#### Data block:
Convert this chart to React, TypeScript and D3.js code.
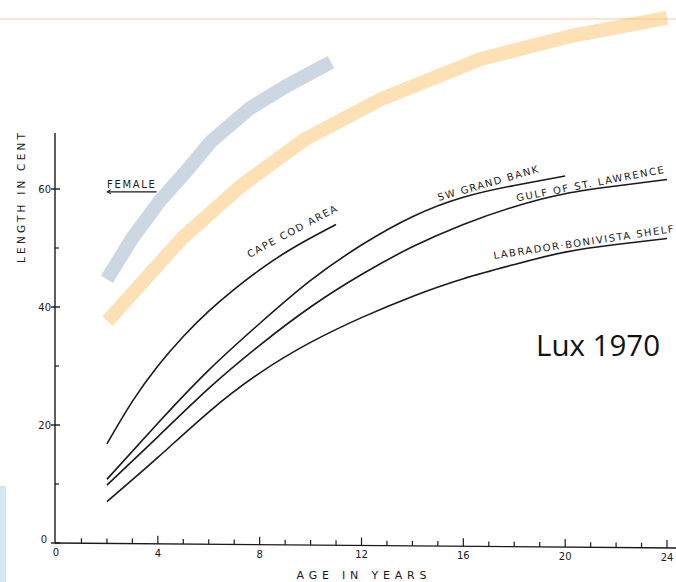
import React from "react";
import * as d3 from "d3";

// ---- data (ages in years, length in cm) ----
const capeAges = [2, 3, 4, 5, 6, 7, 8, 9, 10, 11];
const capeVals = [16.8, 24, 30, 35, 39.3, 43, 46.3, 49.2, 51.7, 54];

const sgAges = [2, 4, 6, 8, 10, 12, 14, 16, 18, 20];
const sgVals = [10.8, 20.3, 29.3, 37.2, 44.5, 50.5, 55.3, 58.6, 60.6, 62.2];

const gulfAges = [2, 4, 6, 8, 10, 12, 14, 16, 18, 20, 22, 24];
const gulfVals = [9.8, 18, 26.2, 33.5, 40, 45.5, 50.2, 54, 57, 59.2, 60.5, 61.6];

const labAges = [2, 4, 6, 8, 10, 12, 14, 16, 18, 20, 22, 24];
const labVals = [7, 14.5, 22.2, 28.8, 34, 38.2, 41.8, 44.8, 47.2, 49.3, 50.6, 51.6];

// overlay lines (thick translucent)
const femaleAges = [2, 3, 4.08, 5.07, 6.1, 7.62, 9.07, 10.8];
const femaleVals = [44.7, 51.7, 58.0, 62.8, 68.1, 73.7, 77.5, 81.5];

const otherAges = [2.02, 4.94, 7.26, 9.8, 12.85, 16.66, 20.2, 24.0];
const otherVals = [37.6, 51.6, 60.5, 68.5, 75.4, 82.0, 85.9, 89.0];

const xTickLabels = [0, 4, 8, 12, 16, 20, 24];
const xMinorTicks = d3.range(1, 25);
const yTickLabels = [0, 20, 40, 60];
const yMinorTicks = [10, 30, 50];

const curveLabels = [
  { text: "CAPE COD AREA", age: 9.33, val: 52.3, angle: -28, len: 100 },
  { text: "SW GRAND BANK", age: 17.0, val: 60.4, angle: -16, len: 104 },
  { text: "GULF OF ST. LAWRENCE", age: 21.0, val: 60.3, angle: -11, len: 150 },
  { text: "LABRADOR·BONIVISTA SHELF", age: 20.74, val: 50.4, angle: -8.5, len: 182 },
];

const W = 676;
const H = 582;

export default function App() {
  const x = d3.scaleLinear().domain([0, 24]).range([56, 667]);
  const y = d3.scaleLinear().domain([0, 60]).range([543, 189]);
  const base = (px: number) => 543 + (px - 55) * (5 / 620);

  const line = d3
    .line<[number, number]>()
    .x((d) => x(d[0]))
    .y((d) => y(d[1]))
    .curve(d3.curveNatural);
  const poly = d3
    .line<[number, number]>()
    .x((d) => x(d[0]))
    .y((d) => y(d[1]));

  const zip = (a: number[], b: number[]) => a.map((v, i) => [v, b[i]] as [number, number]);

  const series = [
    zip(capeAges, capeVals),
    zip(sgAges, sgVals),
    zip(gulfAges, gulfVals),
    zip(labAges, labVals),
  ];

  const ink = "#1a1a1a";
  const scanFont = "'DejaVu Sans', sans-serif";

  return (
    <svg
      width={W}
      height={H}
      viewBox={`0 0 ${W} ${H}`}
      style={{ position: "absolute", left: 0, top: 0, background: "#fff" }}
    >
      <rect x={0} y={0} width={W} height={H} fill="#fff" />
      {/* decorative slide elements */}
      <rect x={0} y={486} width={6} height={96} fill="#d3e9ed" />
      <line x1={0} x2={W} y1={19} y2={19} stroke="#fde4cf" strokeWidth={2} />

      {/* y axis */}
      <line x1={55} x2={55} y1={133} y2={y(0)} stroke={ink} strokeWidth={1.4} />
      {yTickLabels.map((v) => (
        <g key={"yt" + v}>
          <line x1={51} x2={60} y1={y(v)} y2={y(v)} stroke={ink} strokeWidth={1.4} />
          <text
            x={v === 0 ? 47 : 51}
            y={y(v) + (v === 0 ? 0 : 3.5)}
            fontSize={10}
            fontFamily={scanFont}
            textAnchor="end"
            fill={ink}
          >
            {v}
          </text>
        </g>
      ))}
      {yMinorTicks.map((v) => (
        <line key={"ym" + v} x1={55} x2={59} y1={y(v)} y2={y(v)} stroke={ink} strokeWidth={1.2} />
      ))}
      <text
        transform={`translate(25,198) rotate(-90)`}
        fontSize={10.5}
        fontFamily={scanFont}
        textAnchor="middle"
        fill={ink}
        textLength={130}
        lengthAdjust="spacing"
      >
        LENGTH IN CENT
      </text>

      {/* x axis */}
      <line x1={55} x2={W} y1={base(55)} y2={base(W)} stroke={ink} strokeWidth={1.4} />
      {xMinorTicks.map((a) => {
        const px = x(a);
        const major = a % 4 === 0;
        return (
          <line
            key={"xm" + a}
            x1={px}
            x2={px}
            y1={base(px)}
            y2={base(px) - (major ? 8 : 5)}
            stroke={ink}
            strokeWidth={1.2}
          />
        );
      })}
      {xTickLabels.map((a) => (
        <text
          key={"xl" + a}
          x={x(a)}
          y={base(x(a)) + 13}
          fontSize={10}
          fontFamily={scanFont}
          textAnchor="middle"
          fill={ink}
        >
          {a}
        </text>
      ))}
      <text
        x={x(12)}
        y={579}
        fontSize={11}
        fontFamily={scanFont}
        textAnchor="middle"
        fill={ink}
        textLength={130}
        lengthAdjust="spacing"
      >
        AGE IN YEARS
      </text>

      {/* growth curves */}
      {series.map((s, i) => (
        <path key={"c" + i} d={line(s) || ""} fill="none" stroke={ink} strokeWidth={1.6} />
      ))}

      {/* curve labels */}
      {curveLabels.map((l) => (
        <text
          key={l.text}
          transform={`translate(${x(l.age)},${y(l.val)}) rotate(${l.angle})`}
          fontSize={10}
          fontFamily={scanFont}
          textAnchor="middle"
          fill={ink}
          textLength={l.len}
          lengthAdjust="spacing"
        >
          {l.text}
        </text>
      ))}

      {/* FEMALE label */}
      <text
        x={x(2)}
        y={y(60.2)}
        fontSize={10}
        fontFamily={scanFont}
        fill={ink}
        textLength={48}
        lengthAdjust="spacing"
      >
        FEMALE
      </text>
      <line x1={x(2)} x2={x(3.95)} y1={y(60.2) + 4} y2={y(60.2) + 4} stroke={ink} strokeWidth={1.2} />
      <path
        d={`M${x(2) + 4},${y(60.2) + 2} L${x(2)},${y(60.2) + 4} L${x(2) + 4},${y(60.2) + 6}`}
        fill="none"
        stroke={ink}
        strokeWidth={1}
      />

      {/* thick translucent overlays */}
      <path
        d={poly(zip(femaleAges, femaleVals)) || ""}
        fill="none"
        stroke="#9bafc9"
        strokeOpacity={0.5}
        strokeWidth={14}
        strokeLinejoin="round"
      />
      <path
        d={poly(zip(otherAges, otherVals)) || ""}
        fill="none"
        stroke="#fbc167"
        strokeOpacity={0.5}
        strokeWidth={14}
        strokeLinejoin="round"
      />

      <text
        x={536}
        y={356}
        fontSize={29.5}
        fontFamily="'Open Sans', sans-serif"
        fill="#111"
      >
        Lux 1970
      </text>
    </svg>
  );
}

#### What to do:
Return nothing but the lines running from the start of the data to the line with "82.0, 85.9, 89.0];", please, both ends included and no pictures.

#### Task result:
Convert this chart to React, TypeScript and D3.js code.
import React from "react";
import * as d3 from "d3";

// ---- data (ages in years, length in cm) ----
const capeAges = [2, 3, 4, 5, 6, 7, 8, 9, 10, 11];
const capeVals = [16.8, 24, 30, 35, 39.3, 43, 46.3, 49.2, 51.7, 54];

const sgAges = [2, 4, 6, 8, 10, 12, 14, 16, 18, 20];
const sgVals = [10.8, 20.3, 29.3, 37.2, 44.5, 50.5, 55.3, 58.6, 60.6, 62.2];

const gulfAges = [2, 4, 6, 8, 10, 12, 14, 16, 18, 20, 22, 24];
const gulfVals = [9.8, 18, 26.2, 33.5, 40, 45.5, 50.2, 54, 57, 59.2, 60.5, 61.6];

const labAges = [2, 4, 6, 8, 10, 12, 14, 16, 18, 20, 22, 24];
const labVals = [7, 14.5, 22.2, 28.8, 34, 38.2, 41.8, 44.8, 47.2, 49.3, 50.6, 51.6];

// overlay lines (thick translucent)
const femaleAges = [2, 3, 4.08, 5.07, 6.1, 7.62, 9.07, 10.8];
const femaleVals = [44.7, 51.7, 58.0, 62.8, 68.1, 73.7, 77.5, 81.5];

const otherAges = [2.02, 4.94, 7.26, 9.8, 12.85, 16.66, 20.2, 24.0];
const otherVals = [37.6, 51.6, 60.5, 68.5, 75.4, 82.0, 85.9, 89.0];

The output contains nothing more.